Puis il a su trouver un accent particulier, renouveler, faire siennes des poses exactes et connues, les bras levés dans un moment de détresse au ciel, les têtes gémissantes cachées dans les mains, le lancé, le galop des corps qui se démènent et courent ; il a su s’approprier un type de jeune homme, élégant et long, très naturellement et très décorativement drapé, et des types de vieux israélites dont la méridionale mimique discute, ainsi que dans « la Résurrection de Lazare, » la véracité ou l’aubaine à tirer de ce miracle.
Eparse dans des livres et confinée dans les anciennes librairies de la Hollande, son oeuvre, composée de plus de 4,500 gravures et d’un portrait à l’huile, le seul du moins que l’on connaisse, le portrait de sa mère, qui appartient au baron Van Six Hillegom, est presque ignorée en France. Jan Luyken ou Johannès Luycken naquit le 16 avril 1649, à Amsterdam, de Gaspard Luyken, écrivain, et de Hester Coores, son épouse, sans profession. Il fut élève de Martinus Zapnolen, se maria, à 19 ans, avec Maria de Oude, eut cinq enfants, tous morts jeunes, excepté un fils, Gaspard, qui a signé avec lui la Saint-Barthélemy et quelques autres planches et qui est mort en 1660, par conséquent avant son père, décédé à Amsterdam, le 5 avril 1712.

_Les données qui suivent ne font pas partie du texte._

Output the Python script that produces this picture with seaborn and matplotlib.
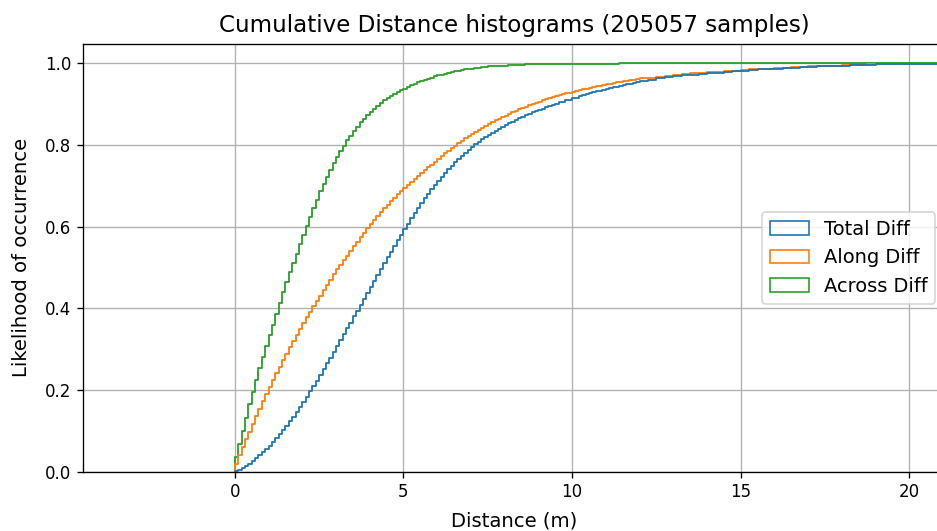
import numpy as np
import pandas as pd
import seaborn as sns
import matplotlib
matplotlib.use("Agg")
import matplotlib.pyplot as plt
from matplotlib.patches import Patch

# bin grid: 0.1 m up to 12 m, 0.25 m up to 21 m
# (a tiny empty bin left of 0 makes the outline rise from the axis)
edges_fine = np.round(np.arange(0.0, 12.001, 0.1), 1)
edges_coarse = np.round(np.arange(12.25, 21.001, 0.25), 2)
bin_edges = np.concatenate([[-0.001], edges_fine, edges_coarse])

# cumulative fraction at each bin's right edge
total_cdf = [
    0.0,
    0.002, 0.005, 0.009, 0.014, 0.020, 0.026, 0.033, 0.040, 0.048, 0.056,
    0.064, 0.073, 0.082, 0.092, 0.102, 0.113, 0.124, 0.135, 0.147, 0.159,
    0.171, 0.184, 0.197, 0.210, 0.223, 0.237, 0.251, 0.265, 0.279, 0.293,
    0.307, 0.322, 0.336, 0.351, 0.365, 0.380, 0.394, 0.409, 0.423, 0.438,
    0.452, 0.467, 0.481, 0.496, 0.510, 0.525, 0.539, 0.553, 0.567, 0.580,
    0.594, 0.607, 0.620, 0.633, 0.645, 0.657, 0.669, 0.680, 0.691, 0.701,
    0.711, 0.721, 0.731, 0.740, 0.749, 0.757, 0.765, 0.773, 0.781, 0.788,
    0.795, 0.802, 0.808, 0.814, 0.820, 0.825, 0.830, 0.835, 0.840, 0.844,
    0.849, 0.853, 0.857, 0.861, 0.865, 0.869, 0.873, 0.876, 0.880, 0.883,
    0.886, 0.889, 0.892, 0.895, 0.898, 0.901, 0.904, 0.906, 0.909, 0.911,
    0.914, 0.916, 0.919, 0.921, 0.924, 0.926, 0.929, 0.931, 0.933, 0.935,
    0.937, 0.939, 0.941, 0.943, 0.945, 0.947, 0.949, 0.950, 0.952, 0.953,
    0.957, 0.960, 0.963, 0.966, 0.968, 0.970, 0.972, 0.974, 0.976, 0.977,
    0.979, 0.980, 0.982, 0.983, 0.985, 0.986, 0.987, 0.988, 0.989, 0.990,
    0.991, 0.992, 0.993, 0.994, 0.994, 0.995, 0.996, 0.996, 0.997, 0.997,
    0.998, 0.998, 0.998, 0.999, 0.999, 0.999,
]
along_cdf = [
    0.0,
    0.020, 0.040, 0.060, 0.079, 0.098, 0.117, 0.136, 0.154, 0.172, 0.190,
    0.207, 0.224, 0.241, 0.257, 0.273, 0.289, 0.305, 0.320, 0.335, 0.350,
    0.364, 0.378, 0.392, 0.405, 0.418, 0.431, 0.444, 0.457, 0.470, 0.483,
    0.495, 0.507, 0.518, 0.529, 0.540, 0.552, 0.563, 0.574, 0.585, 0.596,
    0.606, 0.616, 0.626, 0.636, 0.645, 0.654, 0.663, 0.671, 0.679, 0.687,
    0.695, 0.703, 0.710, 0.717, 0.724, 0.731, 0.738, 0.745, 0.752, 0.759,
    0.766, 0.773, 0.780, 0.786, 0.792, 0.798, 0.804, 0.810, 0.816, 0.821,
    0.826, 0.831, 0.836, 0.841, 0.846, 0.851, 0.856, 0.860, 0.864, 0.868,
    0.872, 0.876, 0.880, 0.884, 0.888, 0.891, 0.894, 0.897, 0.900, 0.903,
    0.906, 0.909, 0.912, 0.914, 0.917, 0.919, 0.922, 0.924, 0.926, 0.928,
    0.930, 0.932, 0.934, 0.936, 0.938, 0.940, 0.942, 0.944, 0.945, 0.947,
    0.948, 0.950, 0.951, 0.953, 0.954, 0.956, 0.957, 0.959, 0.960, 0.961,
    0.963, 0.965, 0.967, 0.969, 0.971, 0.973, 0.975, 0.976, 0.978, 0.979,
    0.981, 0.982, 0.984, 0.985, 0.986, 0.987, 0.988, 0.989, 0.990, 0.991,
    0.992, 0.993, 0.994, 0.994, 0.995, 0.996, 0.996, 0.997, 0.997, 0.998,
    0.998, 0.998, 0.999, 0.999, 0.999, 0.999,
]
across_cdf = [
    0.0,
    0.037, 0.068, 0.100, 0.132, 0.165, 0.196, 0.225, 0.253, 0.280, 0.307,
    0.334, 0.360, 0.387, 0.414, 0.440, 0.464, 0.488, 0.511, 0.534, 0.557,
    0.580, 0.602, 0.624, 0.645, 0.666, 0.686, 0.705, 0.722, 0.739, 0.755,
    0.770, 0.785, 0.798, 0.811, 0.823, 0.834, 0.845, 0.855, 0.864, 0.873,
    0.881, 0.889, 0.896, 0.903, 0.909, 0.915, 0.920, 0.925, 0.930, 0.934,
    0.938, 0.942, 0.946, 0.950, 0.953, 0.956, 0.959, 0.962, 0.965, 0.968,
    0.970, 0.972, 0.974, 0.976, 0.978, 0.980, 0.982, 0.984, 0.985, 0.986,
    0.987, 0.988, 0.989, 0.990, 0.991, 0.992, 0.992, 0.993, 0.993, 0.994,
    0.994, 0.995, 0.995, 0.996, 0.996, 0.996, 0.997, 0.997, 0.997, 0.997,
    0.998, 0.998, 0.998, 0.998, 0.998, 0.998, 0.999, 0.999, 0.999, 0.999,
    0.999, 0.999, 0.999, 0.999, 0.999, 0.999, 0.999, 0.999, 0.999, 0.999,
    0.9992, 0.9992, 0.9993, 0.9993, 0.9994, 0.9994, 0.9995, 0.9995, 0.9996, 0.9996,
    0.9996, 0.9997, 0.9997, 0.9997, 0.9997, 0.9998, 0.9998, 0.9998, 0.9998, 0.9998,
    0.9998, 0.9999, 0.9999, 0.9999, 0.9999, 0.9999, 0.9999, 0.9999, 0.9999, 1.0,
    1.0, 1.0, 1.0, 1.0, 1.0, 1.0, 1.0, 1.0, 1.0, 1.0,
    1.0, 1.0, 1.0, 1.0, 1.0, 1.0,
]

labels = ["Total Diff", "Along Diff", "Across Diff"]
colors = ["#1f77b4", "#ff7f0e", "#2ca02c"]
n_samples = 205057

centers = (bin_edges[:-1] + bin_edges[1:]) / 2
frames = []
for cdf, lab in zip([total_cdf, along_cdf, across_cdf], labels):
    # per-bin share; first bin (just left of 0) is empty
    frames.append(pd.DataFrame({"dist": centers,
                                "share": np.diff(np.r_[0.0, cdf]),
                                "kind": lab}))
df = pd.concat(frames, ignore_index=True)

fig = plt.figure(figsize=(937 / 120, 531 / 120), dpi=120)
ax = fig.add_axes([0.0883, 0.1117, 0.9203, 0.8054])

sns.histplot(data=df, x="dist", weights="share", hue="kind",
             hue_order=labels, palette=colors, bins=list(bin_edges),
             cumulative=True, element="step", fill=False, stat="count",
             common_norm=False, linewidth=1.1, legend=False, ax=ax)

ax.set_xlim(-4.51, 21.06)
ax.set_ylim(0, 1.047)
ax.set_xticks([0, 5, 10, 15, 20])
ax.grid(True)
ax.set_axisbelow(True)
ax.set_title(f"Cumulative Distance histograms ({n_samples} samples)",
             fontsize=13.8, pad=7)
ax.set_xlabel("Distance (m)", fontsize=11.8, labelpad=6)
ax.set_ylabel("Likelihood of occurrence", fontsize=11.8, labelpad=8)

handles = [Patch(facecolor="none", edgecolor=c, label=l) for c, l in zip(colors, labels)]
ax.legend(handles=handles, loc="center right", fontsize=11.6)

fig.savefig("out.png", dpi=120)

Enfin, en tête de l’un de ses livres intitulé : « Le Commencement, le Milieu et la Fin de l’Homme, » livre qui contient sur une page les psaumes et sur l’autre ses poésies en paraphrases, Jan Luyken a gravé son portrait.

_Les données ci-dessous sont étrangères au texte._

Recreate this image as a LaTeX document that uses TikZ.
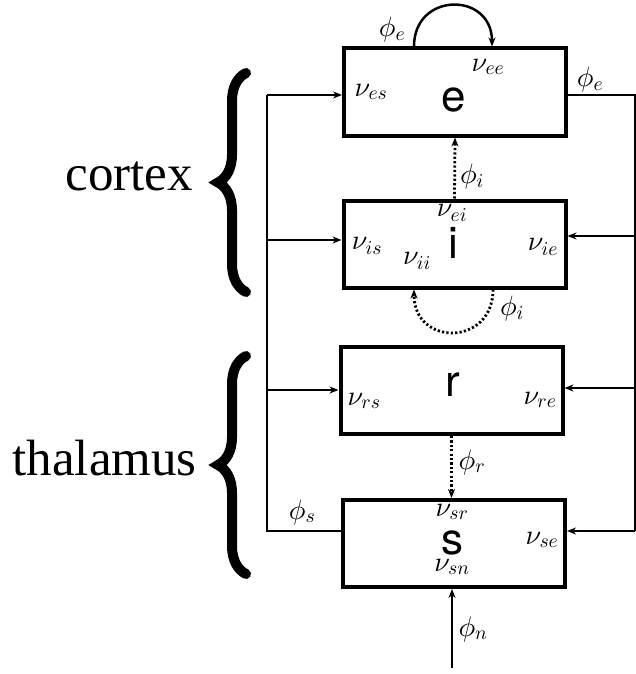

Il fut malaisé, je crois, d’être plus laid. Imaginez, sur une bouche à bourrelets dans laquelle pénétreraient facilement les pelles jetées sur les tenders, un nez busqué, à cascades et à bosses, terminé en des narines ouvertes comme des cuves, aux rebords taillés à biseaux ainsi que le nez des chiens de chasse ; de chaque côté, de petits yeux creux, puis des cheveux secs, séparés par une raie au milieu et tombant sur les tempes, à plat. Il semble, au premier regard, dolent et idiot ; puis, à le scruter longuement, l’incohérence de ces traits s’assemble. On découvre dans ce front carré, presque brut, dans ce nez humant et fureteur, la volonté de l’observation pertinace et ténue ; dans ces yeux enfoncés, allumés de lueurs sèches, dans cette tête maladive et bilieuse, dans cet air égaré contredit cependant par la certitude de la mâchoire, l’on sent une bonté sans effusion et sans tendresse, une exaltation comprimée d’apôtre, un fanatisme de folie mystique, une furie d’art obsédé par les sanglantes visions d’une idée fixe. Et cela concorde avec les épisodes de sa vie que j’ai déjà relatés dans : À Rebours. Au temps de sa jeunesse, il fut poète et paracheva des poèmes libertins dont le succès fut grand ; puis la grâce vint, mais la grâce farouche et terrible des protestants ; pris de remords, il racheta tous les exemplaires de ses livres pour les brûler ; mais, à mesure qu’il consumait un exemplaire, un autre paraissait, tiré à nouveau par l’éditeur. Il devint enfin complètement illuminé, donna ses biens aux pauvres et s’embarqua avec une servante fanatisée par lui, sur un bateau, ne mangeant plus, prêchant la bonne parole, chantant des psaumes, clamant, hagard, par les villes étonnées, des prophéties et des menaces.